* _Given request_
Copy out the listing that follows exactly, dropping every picture.

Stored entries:
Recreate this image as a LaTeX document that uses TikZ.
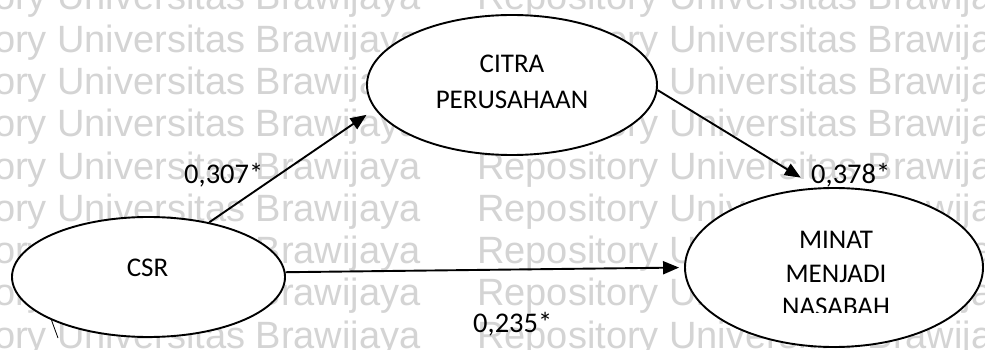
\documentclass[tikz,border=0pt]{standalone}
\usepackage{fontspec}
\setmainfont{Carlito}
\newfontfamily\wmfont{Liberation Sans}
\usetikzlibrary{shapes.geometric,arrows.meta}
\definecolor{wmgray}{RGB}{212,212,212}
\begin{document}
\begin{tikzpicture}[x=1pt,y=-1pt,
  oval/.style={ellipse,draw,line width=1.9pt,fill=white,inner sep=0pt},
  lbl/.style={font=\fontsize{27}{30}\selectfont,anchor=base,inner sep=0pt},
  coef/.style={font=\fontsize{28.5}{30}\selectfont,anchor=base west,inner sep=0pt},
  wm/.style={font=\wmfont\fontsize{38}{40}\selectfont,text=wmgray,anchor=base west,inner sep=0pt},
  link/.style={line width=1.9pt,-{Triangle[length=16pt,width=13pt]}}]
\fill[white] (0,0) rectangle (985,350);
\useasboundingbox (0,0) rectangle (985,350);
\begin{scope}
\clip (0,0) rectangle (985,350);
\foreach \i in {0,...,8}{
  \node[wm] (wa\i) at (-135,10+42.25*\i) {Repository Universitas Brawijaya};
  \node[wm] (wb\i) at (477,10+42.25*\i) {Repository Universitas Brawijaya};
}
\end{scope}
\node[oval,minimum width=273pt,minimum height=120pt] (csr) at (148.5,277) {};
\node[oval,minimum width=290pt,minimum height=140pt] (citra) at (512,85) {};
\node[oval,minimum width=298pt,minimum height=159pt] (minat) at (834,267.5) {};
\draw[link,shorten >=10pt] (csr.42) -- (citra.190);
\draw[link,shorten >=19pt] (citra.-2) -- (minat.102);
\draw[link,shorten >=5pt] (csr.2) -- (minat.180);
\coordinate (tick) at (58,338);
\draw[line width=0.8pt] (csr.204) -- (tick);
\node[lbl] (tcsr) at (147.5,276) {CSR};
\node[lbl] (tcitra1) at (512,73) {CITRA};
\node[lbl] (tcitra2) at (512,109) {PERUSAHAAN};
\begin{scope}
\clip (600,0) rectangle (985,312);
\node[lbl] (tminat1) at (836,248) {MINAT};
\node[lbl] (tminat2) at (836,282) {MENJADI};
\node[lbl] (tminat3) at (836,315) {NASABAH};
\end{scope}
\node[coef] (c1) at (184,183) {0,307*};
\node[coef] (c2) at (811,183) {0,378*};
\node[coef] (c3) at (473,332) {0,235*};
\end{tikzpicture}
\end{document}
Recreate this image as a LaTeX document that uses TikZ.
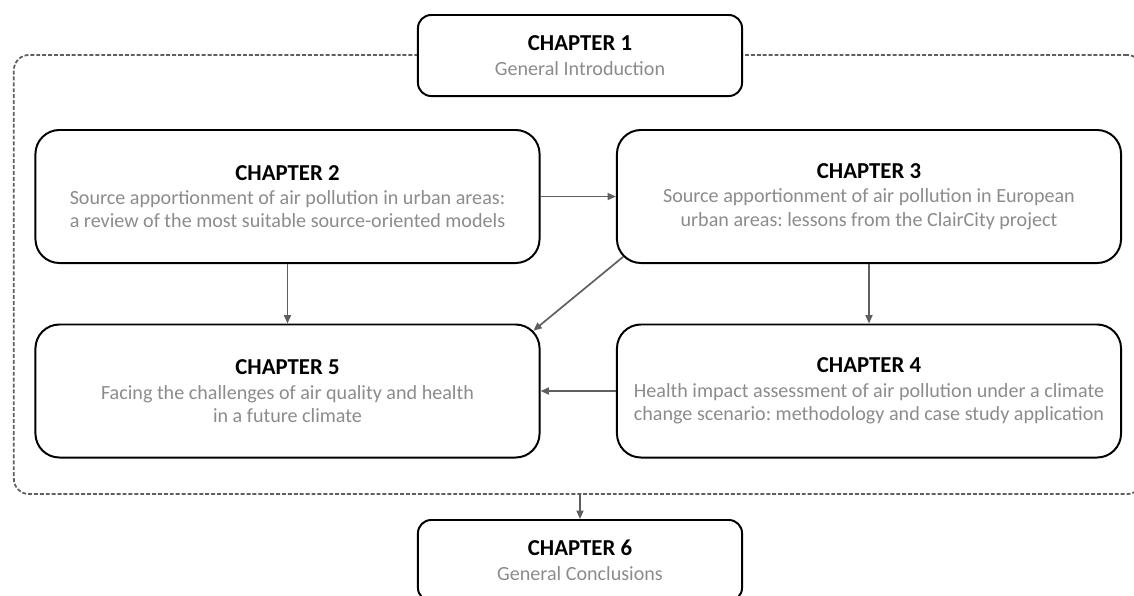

* _Exercise result_
Recreate this image as a LaTeX document that uses TikZ.
\documentclass[tikz,border=0pt]{standalone}
\usepackage{fontspec}
\setmainfont{Carlito}
\newfontfamily\wmfont{Liberation Sans}
\usetikzlibrary{shapes.geometric,arrows.meta}
\definecolor{wmgray}{RGB}{212,212,212}
\begin{document}
\begin{tikzpicture}[x=1pt,y=-1pt,
  oval/.style={ellipse,draw,line width=1.9pt,fill=white,inner sep=0pt},
  lbl/.style={font=\fontsize{27}{30}\selectfont,anchor=base,inner sep=0pt},
  coef/.style={font=\fontsize{28.5}{30}\selectfont,anchor=base west,inner sep=0pt},
  wm/.style={font=\wmfont\fontsize{38}{40}\selectfont,text=wmgray,anchor=base west,inner sep=0pt},
  link/.style={line width=1.9pt,-{Triangle[length=16pt,width=13pt]}}]
\fill[white] (0,0) rectangle (985,350);
\useasboundingbox (0,0) rectangle (985,350);
\begin{scope}
\clip (0,0) rectangle (985,350);
\foreach \i in {0,...,8}{
  \node[wm] (wa\i) at (-135,10+42.25*\i) {Repository Universitas Brawijaya};
  \node[wm] (wb\i) at (477,10+42.25*\i) {Repository Universitas Brawijaya};
}
\end{scope}
\node[oval,minimum width=273pt,minimum height=120pt] (csr) at (148.5,277) {};
\node[oval,minimum width=290pt,minimum height=140pt] (citra) at (512,85) {};
\node[oval,minimum width=298pt,minimum height=159pt] (minat) at (834,267.5) {};
\draw[link,shorten >=10pt] (csr.42) -- (citra.190);
\draw[link,shorten >=19pt] (citra.-2) -- (minat.102);
\draw[link,shorten >=5pt] (csr.2) -- (minat.180);
\coordinate (tick) at (58,338);
\draw[line width=0.8pt] (csr.204) -- (tick);
\node[lbl] (tcsr) at (147.5,276) {CSR};
\node[lbl] (tcitra1) at (512,73) {CITRA};
\node[lbl] (tcitra2) at (512,109) {PERUSAHAAN};
\begin{scope}
\clip (600,0) rectangle (985,312);
\node[lbl] (tminat1) at (836,248) {MINAT};
\node[lbl] (tminat2) at (836,282) {MENJADI};
\node[lbl] (tminat3) at (836,315) {NASABAH};
\end{scope}
\node[coef] (c1) at (184,183) {0,307*};
\node[coef] (c2) at (811,183) {0,378*};
\node[coef] (c3) at (473,332) {0,235*};
\end{tikzpicture}
\end{document}
Recreate this image as a LaTeX document that uses TikZ.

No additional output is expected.